Posted in /Cooking/Entrees/Vegetarian on Monday, July 15, 2019
This used to be my go to order when eating out at Thai restaurants but now I can make it at home and it tastes just as authentic!
Yield: 3 servings
Pad Thai Ingredients
2 oz rice noodles
1/2 bell pepper - Julienne
1/4 zucchini - julienne (Optional)
1/4 yellow onion - Julienne
1 carrot - Julienne
1 Tbsp oil
1 egg - beaten
2 Tbsp cashews or peanuts - chopped
2 Tbsp green onions - cut on bias (diagonal)
Lime for garnish
Fresh parsley for garnish
1 1/2 Tbsp fish sauce
1 1/2 Tbsp brown sugar
2 Tbsp broth
1 Tbsp tamarind paste (soy sauce can work as a substitute but isn't as nice)
2 tsp soy sauce
1/2 tsp chili sauce (Siracha)
1. Place the uncooked noodles in a bowl of boiling water to soak.

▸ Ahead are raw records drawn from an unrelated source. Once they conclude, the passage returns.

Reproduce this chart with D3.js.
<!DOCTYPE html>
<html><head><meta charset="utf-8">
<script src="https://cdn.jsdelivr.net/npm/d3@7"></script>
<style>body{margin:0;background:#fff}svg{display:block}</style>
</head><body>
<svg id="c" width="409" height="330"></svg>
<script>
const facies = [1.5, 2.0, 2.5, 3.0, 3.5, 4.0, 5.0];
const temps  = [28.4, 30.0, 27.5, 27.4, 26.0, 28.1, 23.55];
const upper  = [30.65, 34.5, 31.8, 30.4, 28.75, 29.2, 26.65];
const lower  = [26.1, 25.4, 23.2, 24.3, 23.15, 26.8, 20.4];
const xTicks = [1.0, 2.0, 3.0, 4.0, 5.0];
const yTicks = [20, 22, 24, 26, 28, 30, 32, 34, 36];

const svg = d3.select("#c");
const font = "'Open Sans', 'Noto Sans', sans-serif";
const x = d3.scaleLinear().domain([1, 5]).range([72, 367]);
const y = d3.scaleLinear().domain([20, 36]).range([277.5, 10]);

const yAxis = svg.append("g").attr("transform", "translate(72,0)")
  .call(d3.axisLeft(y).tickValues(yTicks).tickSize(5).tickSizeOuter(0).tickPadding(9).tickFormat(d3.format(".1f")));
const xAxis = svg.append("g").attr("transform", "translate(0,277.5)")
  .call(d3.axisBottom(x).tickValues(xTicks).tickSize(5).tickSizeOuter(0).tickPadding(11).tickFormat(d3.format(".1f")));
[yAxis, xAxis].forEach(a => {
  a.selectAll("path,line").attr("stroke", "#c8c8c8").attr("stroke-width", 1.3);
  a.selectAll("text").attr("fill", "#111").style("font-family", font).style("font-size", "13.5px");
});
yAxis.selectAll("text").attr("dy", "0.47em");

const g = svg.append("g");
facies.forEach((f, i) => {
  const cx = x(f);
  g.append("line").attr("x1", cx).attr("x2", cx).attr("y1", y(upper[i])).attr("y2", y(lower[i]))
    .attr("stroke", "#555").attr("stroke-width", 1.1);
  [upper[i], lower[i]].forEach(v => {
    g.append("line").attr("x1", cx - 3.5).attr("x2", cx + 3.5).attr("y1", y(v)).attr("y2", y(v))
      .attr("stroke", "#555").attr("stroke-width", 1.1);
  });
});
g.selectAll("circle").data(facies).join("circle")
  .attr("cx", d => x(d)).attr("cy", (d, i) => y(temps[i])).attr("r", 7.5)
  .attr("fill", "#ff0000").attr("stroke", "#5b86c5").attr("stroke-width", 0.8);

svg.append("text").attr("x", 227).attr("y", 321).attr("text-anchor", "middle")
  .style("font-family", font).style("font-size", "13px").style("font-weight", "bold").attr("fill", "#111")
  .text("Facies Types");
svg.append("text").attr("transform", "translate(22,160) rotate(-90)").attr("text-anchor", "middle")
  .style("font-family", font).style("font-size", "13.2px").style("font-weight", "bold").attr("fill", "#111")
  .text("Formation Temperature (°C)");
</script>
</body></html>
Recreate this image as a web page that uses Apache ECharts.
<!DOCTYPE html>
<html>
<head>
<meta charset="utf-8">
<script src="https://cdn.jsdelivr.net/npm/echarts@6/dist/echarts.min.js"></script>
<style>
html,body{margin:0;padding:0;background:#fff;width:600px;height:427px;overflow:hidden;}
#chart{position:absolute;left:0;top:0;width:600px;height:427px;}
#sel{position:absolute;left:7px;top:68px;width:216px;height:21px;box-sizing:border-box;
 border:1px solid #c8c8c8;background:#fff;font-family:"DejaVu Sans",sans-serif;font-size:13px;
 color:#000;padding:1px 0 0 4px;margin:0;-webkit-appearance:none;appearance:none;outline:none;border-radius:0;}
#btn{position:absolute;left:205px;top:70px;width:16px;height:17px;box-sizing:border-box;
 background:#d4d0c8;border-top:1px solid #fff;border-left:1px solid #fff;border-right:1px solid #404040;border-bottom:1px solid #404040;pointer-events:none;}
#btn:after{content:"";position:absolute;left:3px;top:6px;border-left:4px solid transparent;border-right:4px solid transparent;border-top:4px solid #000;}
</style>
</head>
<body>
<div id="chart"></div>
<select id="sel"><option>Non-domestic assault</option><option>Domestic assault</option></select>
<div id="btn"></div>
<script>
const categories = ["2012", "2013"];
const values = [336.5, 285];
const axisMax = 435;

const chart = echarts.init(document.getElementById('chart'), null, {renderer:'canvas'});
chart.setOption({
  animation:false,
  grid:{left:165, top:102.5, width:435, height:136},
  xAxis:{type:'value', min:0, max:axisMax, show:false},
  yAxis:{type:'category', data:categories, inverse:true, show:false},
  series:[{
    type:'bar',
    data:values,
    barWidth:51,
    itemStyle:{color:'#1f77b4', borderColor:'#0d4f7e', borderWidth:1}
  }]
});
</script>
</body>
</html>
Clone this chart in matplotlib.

2. In a separate small bowl mix together all sauce ingredients
3. Heat a 1/2 Tbsp of oil over medium heat. Add the red pepper, onion, and carrot and saute for 2-3 minutes or until tender. Be careful not to overcook them. - They will get soggy and heavy. Transfer to a dish and set aside.
4. Drain noodles - They should be softened by now.
5. Add another 1/2 Tbsp of oil to the pan. Add the noodles to the hot pan and saute for a minute using tongs to toss.
6. Add the sauce and saute for another minute or two, until the sauce is starting to thicken and stick to the noodles.
7. Push the noodles aside to make room for the beaten egg. Pour the egg into prepared space in pan and let sit for 30 seconds or so. Toss everything around with the tongs. The egg will stick to the noodles and everything will get sticky (this is good!)
8. Add in the vegetables, toss together and remove from heat. Garnish with green onions and serve immediately.
9. Garnish with crushed peanuts, wedge of lime and sprig of parsley
- There is a fine line between the mixture being just right sticky and TOO sticky. Usually too sticky happens when you cook it too long. Watch it carefully and once you see it starting to come together, remove it from the heat right away.
- You might not need all the sauce in this recipe, use your best judgment. Remember it should be sauce not soup. Moreover, you can always add a little more later if you want it.
- This recipe is gluten free other than the soy sauce, so just swap that out for more tamarind if you need it to be gluten free.